- [WRITTEN INSTRUCTION]:
Where a line in the listing below contains the word "source", copy that line.

- [SUPPLIED INFORMATION]:
───
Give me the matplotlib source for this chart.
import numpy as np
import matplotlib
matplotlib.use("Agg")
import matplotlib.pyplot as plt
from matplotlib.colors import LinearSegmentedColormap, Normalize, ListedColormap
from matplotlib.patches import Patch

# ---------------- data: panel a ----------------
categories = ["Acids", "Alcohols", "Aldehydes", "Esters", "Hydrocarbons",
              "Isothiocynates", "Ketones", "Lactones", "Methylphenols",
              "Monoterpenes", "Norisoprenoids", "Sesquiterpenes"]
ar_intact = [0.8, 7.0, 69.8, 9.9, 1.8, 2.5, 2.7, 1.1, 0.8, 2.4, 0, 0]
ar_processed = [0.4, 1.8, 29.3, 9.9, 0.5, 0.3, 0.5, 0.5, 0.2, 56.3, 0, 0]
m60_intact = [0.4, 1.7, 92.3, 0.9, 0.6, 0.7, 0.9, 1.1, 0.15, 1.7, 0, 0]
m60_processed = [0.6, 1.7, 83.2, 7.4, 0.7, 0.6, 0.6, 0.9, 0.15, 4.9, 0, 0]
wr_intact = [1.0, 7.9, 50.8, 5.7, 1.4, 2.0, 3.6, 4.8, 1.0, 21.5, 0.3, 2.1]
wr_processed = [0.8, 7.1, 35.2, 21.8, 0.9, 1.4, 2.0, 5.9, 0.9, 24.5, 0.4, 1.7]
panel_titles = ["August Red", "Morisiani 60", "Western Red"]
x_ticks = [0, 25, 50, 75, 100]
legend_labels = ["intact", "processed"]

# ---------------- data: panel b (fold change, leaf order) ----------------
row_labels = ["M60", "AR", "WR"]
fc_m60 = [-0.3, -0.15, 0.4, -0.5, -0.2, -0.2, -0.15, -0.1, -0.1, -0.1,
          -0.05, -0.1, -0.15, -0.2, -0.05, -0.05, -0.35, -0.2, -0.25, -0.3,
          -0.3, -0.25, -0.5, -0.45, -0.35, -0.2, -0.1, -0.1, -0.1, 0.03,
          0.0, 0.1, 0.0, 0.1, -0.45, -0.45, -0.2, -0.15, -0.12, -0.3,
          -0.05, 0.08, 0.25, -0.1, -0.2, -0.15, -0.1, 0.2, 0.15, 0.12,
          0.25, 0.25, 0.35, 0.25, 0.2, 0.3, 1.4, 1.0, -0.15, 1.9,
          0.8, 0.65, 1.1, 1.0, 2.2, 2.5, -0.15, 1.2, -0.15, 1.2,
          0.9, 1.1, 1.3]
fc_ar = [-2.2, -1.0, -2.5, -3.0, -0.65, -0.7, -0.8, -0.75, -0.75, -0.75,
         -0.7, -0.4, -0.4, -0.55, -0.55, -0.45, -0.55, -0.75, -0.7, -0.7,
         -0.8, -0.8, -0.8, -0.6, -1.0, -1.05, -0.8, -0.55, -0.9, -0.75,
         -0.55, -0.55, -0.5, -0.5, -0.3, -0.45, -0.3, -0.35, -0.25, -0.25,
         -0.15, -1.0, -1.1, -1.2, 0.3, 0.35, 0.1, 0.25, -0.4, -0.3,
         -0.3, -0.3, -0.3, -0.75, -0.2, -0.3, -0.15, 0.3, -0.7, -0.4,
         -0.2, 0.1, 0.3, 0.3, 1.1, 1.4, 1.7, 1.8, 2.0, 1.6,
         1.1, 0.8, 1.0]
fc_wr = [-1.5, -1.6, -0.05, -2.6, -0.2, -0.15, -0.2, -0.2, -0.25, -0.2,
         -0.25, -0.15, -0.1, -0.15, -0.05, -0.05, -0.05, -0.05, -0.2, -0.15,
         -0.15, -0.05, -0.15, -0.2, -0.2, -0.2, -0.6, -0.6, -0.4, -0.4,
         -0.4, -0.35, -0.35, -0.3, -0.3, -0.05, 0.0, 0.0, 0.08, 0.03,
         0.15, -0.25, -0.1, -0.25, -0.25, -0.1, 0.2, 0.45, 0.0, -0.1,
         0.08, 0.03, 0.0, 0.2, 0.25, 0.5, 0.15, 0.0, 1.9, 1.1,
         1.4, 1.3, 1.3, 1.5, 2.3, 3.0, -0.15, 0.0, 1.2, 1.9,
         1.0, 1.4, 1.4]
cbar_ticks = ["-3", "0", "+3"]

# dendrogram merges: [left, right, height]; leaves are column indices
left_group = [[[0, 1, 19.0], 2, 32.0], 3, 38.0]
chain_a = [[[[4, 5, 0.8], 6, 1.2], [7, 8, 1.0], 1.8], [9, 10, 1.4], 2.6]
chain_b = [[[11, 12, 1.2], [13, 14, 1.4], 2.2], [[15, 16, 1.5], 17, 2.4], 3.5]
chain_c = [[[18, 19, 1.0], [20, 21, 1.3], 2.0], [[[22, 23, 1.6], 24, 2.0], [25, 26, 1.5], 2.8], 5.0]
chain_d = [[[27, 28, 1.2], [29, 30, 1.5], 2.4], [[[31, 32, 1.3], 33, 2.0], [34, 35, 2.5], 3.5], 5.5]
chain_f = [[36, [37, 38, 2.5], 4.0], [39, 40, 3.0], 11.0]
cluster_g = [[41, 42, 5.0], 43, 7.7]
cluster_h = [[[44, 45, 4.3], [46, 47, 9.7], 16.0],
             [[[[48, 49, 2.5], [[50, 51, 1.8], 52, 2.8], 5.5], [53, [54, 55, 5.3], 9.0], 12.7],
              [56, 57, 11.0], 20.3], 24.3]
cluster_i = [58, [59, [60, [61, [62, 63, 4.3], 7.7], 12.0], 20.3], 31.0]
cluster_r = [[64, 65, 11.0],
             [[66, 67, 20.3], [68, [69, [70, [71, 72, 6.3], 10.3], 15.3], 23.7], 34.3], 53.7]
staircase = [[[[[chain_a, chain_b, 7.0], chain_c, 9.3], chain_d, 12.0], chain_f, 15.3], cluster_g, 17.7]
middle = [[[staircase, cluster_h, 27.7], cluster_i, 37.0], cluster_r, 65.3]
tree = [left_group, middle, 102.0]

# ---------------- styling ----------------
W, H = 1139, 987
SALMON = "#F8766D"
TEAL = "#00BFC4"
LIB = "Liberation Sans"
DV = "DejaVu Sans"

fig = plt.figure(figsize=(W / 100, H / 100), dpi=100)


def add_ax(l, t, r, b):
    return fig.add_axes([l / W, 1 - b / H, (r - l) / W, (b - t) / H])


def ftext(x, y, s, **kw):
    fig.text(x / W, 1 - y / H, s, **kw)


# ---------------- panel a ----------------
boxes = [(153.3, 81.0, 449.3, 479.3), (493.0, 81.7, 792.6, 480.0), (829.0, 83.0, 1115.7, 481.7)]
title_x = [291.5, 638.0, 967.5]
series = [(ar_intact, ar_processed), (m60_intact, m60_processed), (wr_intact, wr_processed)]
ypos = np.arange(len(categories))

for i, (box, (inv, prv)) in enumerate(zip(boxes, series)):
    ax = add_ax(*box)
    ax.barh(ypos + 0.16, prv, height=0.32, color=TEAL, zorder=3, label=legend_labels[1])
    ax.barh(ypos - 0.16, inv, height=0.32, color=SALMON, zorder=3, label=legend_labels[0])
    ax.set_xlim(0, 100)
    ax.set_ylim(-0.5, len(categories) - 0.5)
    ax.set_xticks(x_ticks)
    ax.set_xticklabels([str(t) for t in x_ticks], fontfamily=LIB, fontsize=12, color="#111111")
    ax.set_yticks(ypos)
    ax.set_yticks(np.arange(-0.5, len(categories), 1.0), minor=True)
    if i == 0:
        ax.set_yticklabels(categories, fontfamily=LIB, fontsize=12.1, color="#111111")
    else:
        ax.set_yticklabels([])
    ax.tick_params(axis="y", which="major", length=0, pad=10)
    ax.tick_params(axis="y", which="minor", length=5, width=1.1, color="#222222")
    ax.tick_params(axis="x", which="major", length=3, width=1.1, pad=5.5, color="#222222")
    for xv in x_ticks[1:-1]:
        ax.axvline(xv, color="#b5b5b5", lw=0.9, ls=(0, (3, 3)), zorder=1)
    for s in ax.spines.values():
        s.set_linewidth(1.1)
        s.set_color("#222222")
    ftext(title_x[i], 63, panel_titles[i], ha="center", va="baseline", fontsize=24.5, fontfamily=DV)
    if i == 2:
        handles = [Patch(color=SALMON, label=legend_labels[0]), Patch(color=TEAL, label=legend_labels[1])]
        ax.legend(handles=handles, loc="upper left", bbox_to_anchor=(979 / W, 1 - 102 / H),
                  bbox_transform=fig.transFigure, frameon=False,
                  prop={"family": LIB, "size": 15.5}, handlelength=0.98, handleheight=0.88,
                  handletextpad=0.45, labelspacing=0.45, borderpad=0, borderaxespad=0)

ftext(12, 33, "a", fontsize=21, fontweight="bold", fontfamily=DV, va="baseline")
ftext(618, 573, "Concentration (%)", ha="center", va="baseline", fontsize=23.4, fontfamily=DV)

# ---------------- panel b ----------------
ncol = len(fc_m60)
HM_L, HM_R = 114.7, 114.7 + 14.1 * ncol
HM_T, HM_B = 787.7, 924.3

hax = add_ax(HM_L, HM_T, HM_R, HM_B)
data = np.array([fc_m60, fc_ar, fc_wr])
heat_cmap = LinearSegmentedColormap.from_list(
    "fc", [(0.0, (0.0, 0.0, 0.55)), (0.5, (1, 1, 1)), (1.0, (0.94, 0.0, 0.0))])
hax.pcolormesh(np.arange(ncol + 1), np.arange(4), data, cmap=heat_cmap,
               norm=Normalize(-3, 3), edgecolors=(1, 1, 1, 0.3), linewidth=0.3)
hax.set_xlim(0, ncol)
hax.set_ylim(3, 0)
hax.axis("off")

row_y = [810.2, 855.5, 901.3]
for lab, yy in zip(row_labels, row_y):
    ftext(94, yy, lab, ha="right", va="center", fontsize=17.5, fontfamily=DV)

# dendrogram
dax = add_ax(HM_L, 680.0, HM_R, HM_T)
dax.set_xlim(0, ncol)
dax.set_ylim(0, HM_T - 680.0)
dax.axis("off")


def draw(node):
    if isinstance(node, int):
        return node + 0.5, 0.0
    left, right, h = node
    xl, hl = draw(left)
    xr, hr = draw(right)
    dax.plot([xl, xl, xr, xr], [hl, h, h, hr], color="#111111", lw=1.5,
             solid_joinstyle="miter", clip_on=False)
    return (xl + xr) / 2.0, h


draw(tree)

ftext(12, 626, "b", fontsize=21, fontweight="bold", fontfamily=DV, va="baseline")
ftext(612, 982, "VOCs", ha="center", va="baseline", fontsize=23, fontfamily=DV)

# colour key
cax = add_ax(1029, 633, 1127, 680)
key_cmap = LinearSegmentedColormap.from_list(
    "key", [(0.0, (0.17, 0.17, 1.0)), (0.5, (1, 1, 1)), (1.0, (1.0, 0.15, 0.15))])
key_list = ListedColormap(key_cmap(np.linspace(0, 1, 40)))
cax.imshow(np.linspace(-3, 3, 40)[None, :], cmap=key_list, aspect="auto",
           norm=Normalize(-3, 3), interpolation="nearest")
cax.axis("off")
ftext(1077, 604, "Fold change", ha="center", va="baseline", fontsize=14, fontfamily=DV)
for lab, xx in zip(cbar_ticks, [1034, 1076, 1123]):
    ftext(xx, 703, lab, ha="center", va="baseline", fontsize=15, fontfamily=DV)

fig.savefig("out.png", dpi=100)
───
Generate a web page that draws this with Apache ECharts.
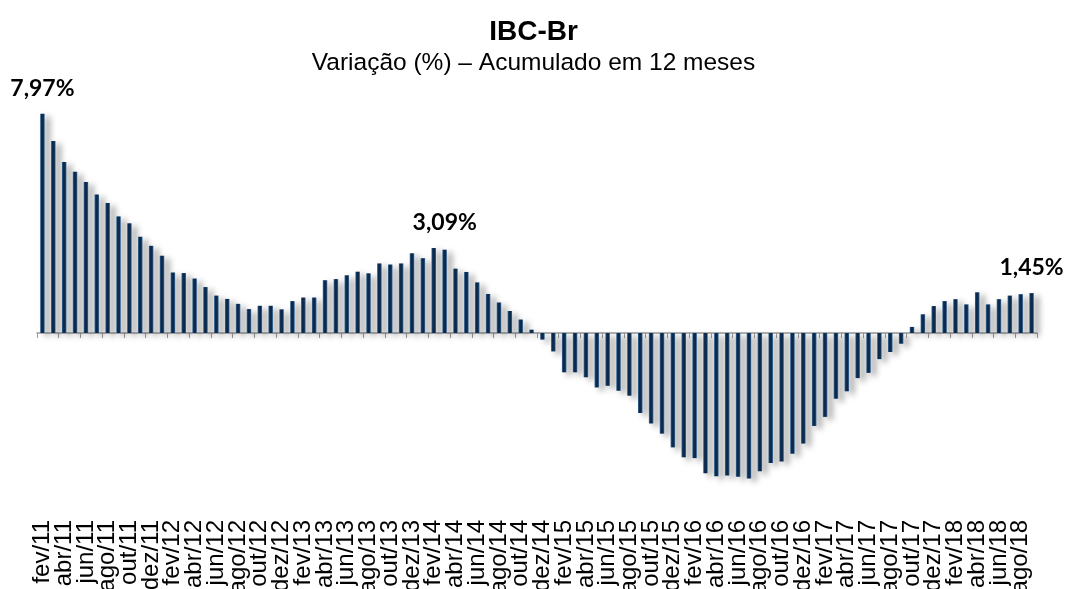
───
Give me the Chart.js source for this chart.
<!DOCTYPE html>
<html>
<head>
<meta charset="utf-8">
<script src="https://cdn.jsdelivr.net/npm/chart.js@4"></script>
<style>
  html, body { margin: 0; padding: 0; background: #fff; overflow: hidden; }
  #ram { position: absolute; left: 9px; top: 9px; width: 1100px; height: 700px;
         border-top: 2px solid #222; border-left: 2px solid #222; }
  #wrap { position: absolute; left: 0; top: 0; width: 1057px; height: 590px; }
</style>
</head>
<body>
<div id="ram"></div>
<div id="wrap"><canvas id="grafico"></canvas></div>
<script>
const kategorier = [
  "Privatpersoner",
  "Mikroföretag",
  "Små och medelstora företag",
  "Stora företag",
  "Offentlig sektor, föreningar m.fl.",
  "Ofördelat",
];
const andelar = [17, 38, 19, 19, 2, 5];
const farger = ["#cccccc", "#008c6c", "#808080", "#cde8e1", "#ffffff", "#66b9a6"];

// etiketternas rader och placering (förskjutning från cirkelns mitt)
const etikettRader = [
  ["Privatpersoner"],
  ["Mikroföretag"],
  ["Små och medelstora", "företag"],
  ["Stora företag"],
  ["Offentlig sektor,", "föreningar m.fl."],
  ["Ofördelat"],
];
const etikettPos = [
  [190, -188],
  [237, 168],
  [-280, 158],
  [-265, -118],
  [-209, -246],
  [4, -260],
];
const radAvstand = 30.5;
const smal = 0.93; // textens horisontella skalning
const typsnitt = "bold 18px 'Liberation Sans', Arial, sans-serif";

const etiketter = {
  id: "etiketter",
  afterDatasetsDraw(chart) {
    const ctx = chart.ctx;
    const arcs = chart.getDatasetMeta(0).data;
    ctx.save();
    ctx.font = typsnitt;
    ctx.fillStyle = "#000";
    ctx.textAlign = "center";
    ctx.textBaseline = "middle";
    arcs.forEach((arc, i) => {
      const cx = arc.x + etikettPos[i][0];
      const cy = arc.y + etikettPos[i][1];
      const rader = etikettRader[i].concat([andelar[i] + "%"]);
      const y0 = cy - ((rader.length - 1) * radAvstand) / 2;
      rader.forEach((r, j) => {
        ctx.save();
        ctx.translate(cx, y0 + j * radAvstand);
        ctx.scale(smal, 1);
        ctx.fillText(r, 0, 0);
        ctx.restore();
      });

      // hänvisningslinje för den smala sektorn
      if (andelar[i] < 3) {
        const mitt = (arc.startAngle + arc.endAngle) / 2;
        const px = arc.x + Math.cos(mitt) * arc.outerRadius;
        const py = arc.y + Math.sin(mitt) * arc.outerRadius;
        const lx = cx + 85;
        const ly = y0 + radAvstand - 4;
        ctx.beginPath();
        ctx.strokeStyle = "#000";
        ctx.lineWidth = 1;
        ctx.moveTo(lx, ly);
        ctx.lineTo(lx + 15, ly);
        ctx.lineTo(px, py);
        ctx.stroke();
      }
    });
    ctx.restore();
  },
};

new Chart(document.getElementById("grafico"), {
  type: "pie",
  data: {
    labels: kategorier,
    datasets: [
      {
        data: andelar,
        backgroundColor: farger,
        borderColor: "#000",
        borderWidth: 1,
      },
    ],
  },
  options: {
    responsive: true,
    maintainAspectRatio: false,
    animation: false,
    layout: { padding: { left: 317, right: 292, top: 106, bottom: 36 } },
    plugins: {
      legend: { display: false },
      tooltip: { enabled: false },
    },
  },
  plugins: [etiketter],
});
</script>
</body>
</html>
───
- [SOLUTION FOR THIS EXERCISE]:
Give me the matplotlib source for this chart.
Give me the Chart.js source for this chart.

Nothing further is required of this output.